27 November 2007

talking politics-edited

Above are the first set of political signs: "Putin's Plan is the Victory of Russia" . A teacher at school joked that they'd just taken all of Stalin's signs and changed the name. The vertical pix are about the plan. The one with writing says I-You-We. (There were more but I don't want to bore you.)

And, these are the new signs. It says: Putin's Russia, United and Independent. The vertical picture is of the footballer I mentioned before. I'm still working on identifying the others in the first photo. They're all featured on individual posters around town so they must be recognizable. The footballer's slogan says (I think) St. Petersburg chooses Putin. Петербург has been graffiti-ed out on other signs I've seen. Apparently, not all of St. P chooses Putin.

Click here for an article worth checking out in today's St. Petersburg Times about last weekend's protests. Interesting, eh?

Another teacher told me there is a big sign near her house that makes her feel like she's in the novel 1984. It says, "Putin is watching you." I asked her to take a picture of it for us!

I've been told that Putin values his reputation as a man of honor too much to manipulate things so that he can stay in office. His wife, however, is rumored to be a possibility. Sheesh. As if I didn't have enough of those husband-wife politicians! (You guessed it--not a fan of the Clint*ns.)Didn't Argentina just elect the president's wife, too?


Anonymous said...

Thanks for some current events and pictures of where you live.


ferenge mama said...

cool! great to see the photos.

What does the graffiti mean?

Jenni said...

Very interesting!

Jim said...

Kate - I think you did a great job on the translations. The only one I would translate differently is the sign about which you were a little unsure: "Putin's Russia: United and Invincible."

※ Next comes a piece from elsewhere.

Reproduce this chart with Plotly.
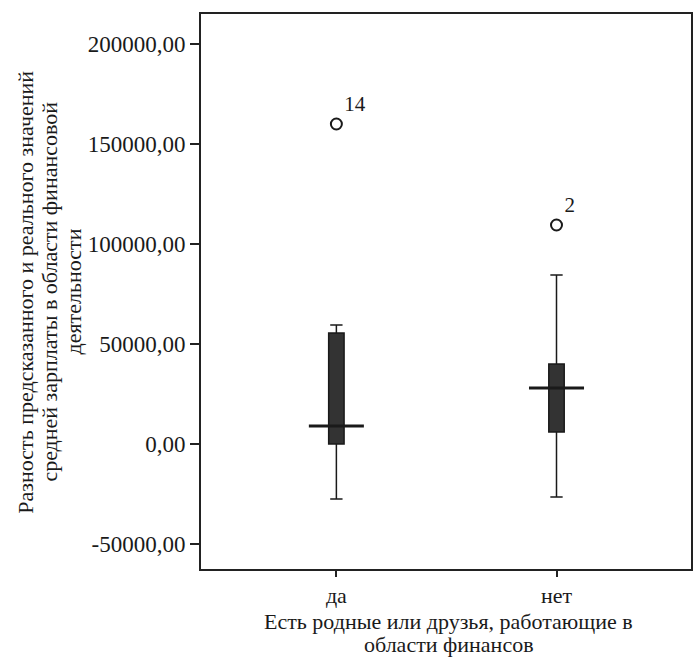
import plotly.graph_objects as go

categories = ["да", "нет"]
q1 = [0, 6000]
median = [9000, 28000]
q3 = [55500, 40000]
lower = [-27500, -26500]
upper = [59500, 84500]
outlier_values = [160000, 109500]
outlier_labels = ["14", "2"]
y_ticks = [-50000, 0, 50000, 100000, 150000, 200000]
y_ticklabels = ["-50000,00", "0,00", "50000,00", "100000,00", "150000,00", "200000,00"]
y_title_lines = ["Разность предсказанного и реального значений",
                 "средней зарплаты в области финансовой",
                 "деятельности"]
x_title_lines = ["Есть родные или друзья, работающие в", "области финансов"]

FONT = "Liberation Serif, Times New Roman, serif"
INK = "#1a1a1a"

L, R, T, B, W, H = 201, 2, 14, 88, 695, 657
PW, PH = W - L - R, H - T - B

def px_x(p):
    return (p - L) / PW

def px_y(p):
    return (H - B - p) / PH

fig = go.Figure()
xs = list(range(len(categories)))

for i in xs:
    fig.add_trace(go.Box(
        x=[i], q1=[q1[i]], median=[median[i]], q3=[q3[i]],
        lowerfence=[lower[i]], upperfence=[upper[i]],
        width=0.07, whiskerwidth=0.8,
        fillcolor="#333333", line=dict(color=INK, width=1.5),
        boxpoints=False, showlegend=False, hoverinfo="skip",
    ))
    fig.add_trace(go.Scatter(
        x=[i - 0.125, i + 0.125], y=[median[i], median[i]],
        mode="lines", line=dict(color=INK, width=3),
        showlegend=False, hoverinfo="skip",
    ))

fig.add_trace(go.Scatter(
    x=xs, y=outlier_values, mode="markers+text",
    marker=dict(symbol="circle-open", size=11, color=INK, line=dict(width=2)),
    text=outlier_labels, textposition="top right",
    textfont=dict(family=FONT, size=21, color=INK),
    showlegend=False, hoverinfo="skip",
))

annotations = []
for line, xp in zip(y_title_lines, [24, 48, 72]):
    annotations.append(dict(
        text=line, xref="paper", yref="paper", x=px_x(xp), y=px_y(292),
        xanchor="center", yanchor="middle", textangle=-90,
        showarrow=False, font=dict(family=FONT, size=22, color=INK),
    ))
for line, yp in zip(x_title_lines, [621, 644]):
    annotations.append(dict(
        text=line, xref="paper", yref="paper", x=px_x(450), y=px_y(yp),
        xanchor="center", yanchor="middle",
        showarrow=False, font=dict(family=FONT, size=22, color=INK),
    ))

fig.update_layout(
    width=W, height=H,
    margin=dict(l=L, r=R, t=T, b=B),
    paper_bgcolor="white", plot_bgcolor="white",
    font=dict(family=FONT, size=22, color=INK),
    showlegend=False,
    xaxis=dict(
        range=[-0.615, 1.611], tickvals=xs, ticktext=categories,
        showgrid=False, zeroline=False, showline=True, mirror=True,
        linecolor="#222", linewidth=2, ticks="outside", ticklen=6,
        tickcolor="#222", tickwidth=1.5,
        tickfont=dict(family=FONT, size=22, color=INK),
    ),
    yaxis=dict(
        range=[-62500, 215000], tickvals=y_ticks, ticktext=y_ticklabels,
        showgrid=False, zeroline=False, showline=True, mirror=True,
        linecolor="#222", linewidth=2, ticks="outside", ticklen=9,
        tickcolor="#222", tickwidth=1.5,
        tickfont=dict(family=FONT, size=23, color=INK),
    ),
    annotations=annotations,
)

fig.write_html("out.html")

It's interesting that Putin's campaign sounds so much like rallying the troops for battle.

While I was in Saint Petersburg, someone handed me a campaign brochure for United Russia. I took it because I figured it would be good reading practice. Well, yes, AND because I wanted to see what it had to say. :) I noted that it contained quite a lot of feel-good fluff and sloganeering, but not much substance. I guess politics are played similarly anyway in the world...

Thanks for the photos. It's amazing to see ice in the Neva only a few weeks after such glorious summer-like weather.

Anonymous said...

Just checking in again to see if you had any accreditation updates!

kate said...

Jim, my Russian friends says it's "United and Independent." It *is* interesting...especially since they're attempting to get people rallying around a leader who is leaving office in March.

Jim said...

Kate - cool. See, that's what I like about talking with actual Russian speakers-- they're better than my Большой Русско-Английский Словарь any day because they live the language every day. Thanks for getting the real translation!